- Data shown:
** BEGIN **

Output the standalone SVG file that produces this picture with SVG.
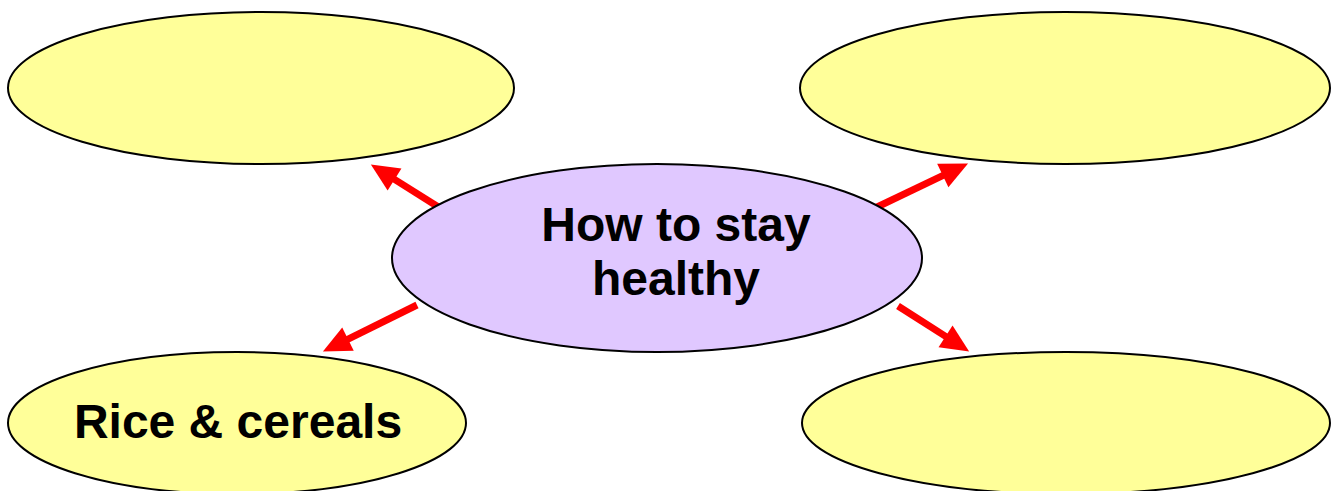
<svg xmlns="http://www.w3.org/2000/svg" width="1333" height="491" viewBox="0 0 1333 491">
<style>
.y{fill:#FFFF99;stroke:#000;stroke-width:2}
.p{fill:#E0C8FF;stroke:#000;stroke-width:2}
.t{font-family:"Liberation Sans",Arial,sans-serif;font-weight:bold;font-size:48px;fill:#000;text-anchor:middle}
.c{stroke:#FF0000;stroke-width:7;fill:none;marker-end:url(#ah)}
</style>
<defs>
<marker id="ah" markerUnits="userSpaceOnUse" markerWidth="30" markerHeight="28" refX="1" refY="14" orient="auto" overflow="visible">
<path d="M0,1 L28,14 L0,27 z" fill="#FF0000"/>
</marker>
</defs>
<rect width="1333" height="491" fill="#fff"/>
<g id="n-topleft"><ellipse class="y" cx="261" cy="88" rx="253" ry="76"/></g>
<g id="n-topright"><ellipse class="y" cx="1065" cy="88" rx="265" ry="76"/></g>
<g id="n-bottomleft"><ellipse class="y" cx="237" cy="423" rx="229" ry="71"/><text class="t" x="238" y="438">Rice &amp; cereals</text></g>
<g id="n-bottomright"><ellipse class="y" cx="1066" cy="423" rx="264" ry="71"/></g>
<g id="connectors">
<line class="c" x1="440" y1="208" x2="393.7" y2="178.9"/>
<line class="c" x1="875" y1="208" x2="943.7" y2="175.1"/>
<line class="c" x1="417" y1="305" x2="347.1" y2="339.6"/>
<line class="c" x1="898" y1="306" x2="946.4" y2="336.9"/>
</g>
<g id="n-center"><ellipse class="p" cx="657" cy="258" rx="265" ry="94"/><text class="t" x="676" y="241">How to stay</text><text class="t" x="676" y="295">healthy</text></g>
</svg>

** END **

- Exercise: Keep the pictures out of the copy and return the rest of the data above exactly.

- Solution to the problem:
Output the standalone SVG file that produces this picture with SVG.
<svg xmlns="http://www.w3.org/2000/svg" width="1333" height="491" viewBox="0 0 1333 491">
<style>
.y{fill:#FFFF99;stroke:#000;stroke-width:2}
.p{fill:#E0C8FF;stroke:#000;stroke-width:2}
.t{font-family:"Liberation Sans",Arial,sans-serif;font-weight:bold;font-size:48px;fill:#000;text-anchor:middle}
.c{stroke:#FF0000;stroke-width:7;fill:none;marker-end:url(#ah)}
</style>
<defs>
<marker id="ah" markerUnits="userSpaceOnUse" markerWidth="30" markerHeight="28" refX="1" refY="14" orient="auto" overflow="visible">
<path d="M0,1 L28,14 L0,27 z" fill="#FF0000"/>
</marker>
</defs>
<rect width="1333" height="491" fill="#fff"/>
<g id="n-topleft"><ellipse class="y" cx="261" cy="88" rx="253" ry="76"/></g>
<g id="n-topright"><ellipse class="y" cx="1065" cy="88" rx="265" ry="76"/></g>
<g id="n-bottomleft"><ellipse class="y" cx="237" cy="423" rx="229" ry="71"/><text class="t" x="238" y="438">Rice &amp; cereals</text></g>
<g id="n-bottomright"><ellipse class="y" cx="1066" cy="423" rx="264" ry="71"/></g>
<g id="connectors">
<line class="c" x1="440" y1="208" x2="393.7" y2="178.9"/>
<line class="c" x1="875" y1="208" x2="943.7" y2="175.1"/>
<line class="c" x1="417" y1="305" x2="347.1" y2="339.6"/>
<line class="c" x1="898" y1="306" x2="946.4" y2="336.9"/>
</g>
<g id="n-center"><ellipse class="p" cx="657" cy="258" rx="265" ry="94"/><text class="t" x="676" y="241">How to stay</text><text class="t" x="676" y="295">healthy</text></g>
</svg>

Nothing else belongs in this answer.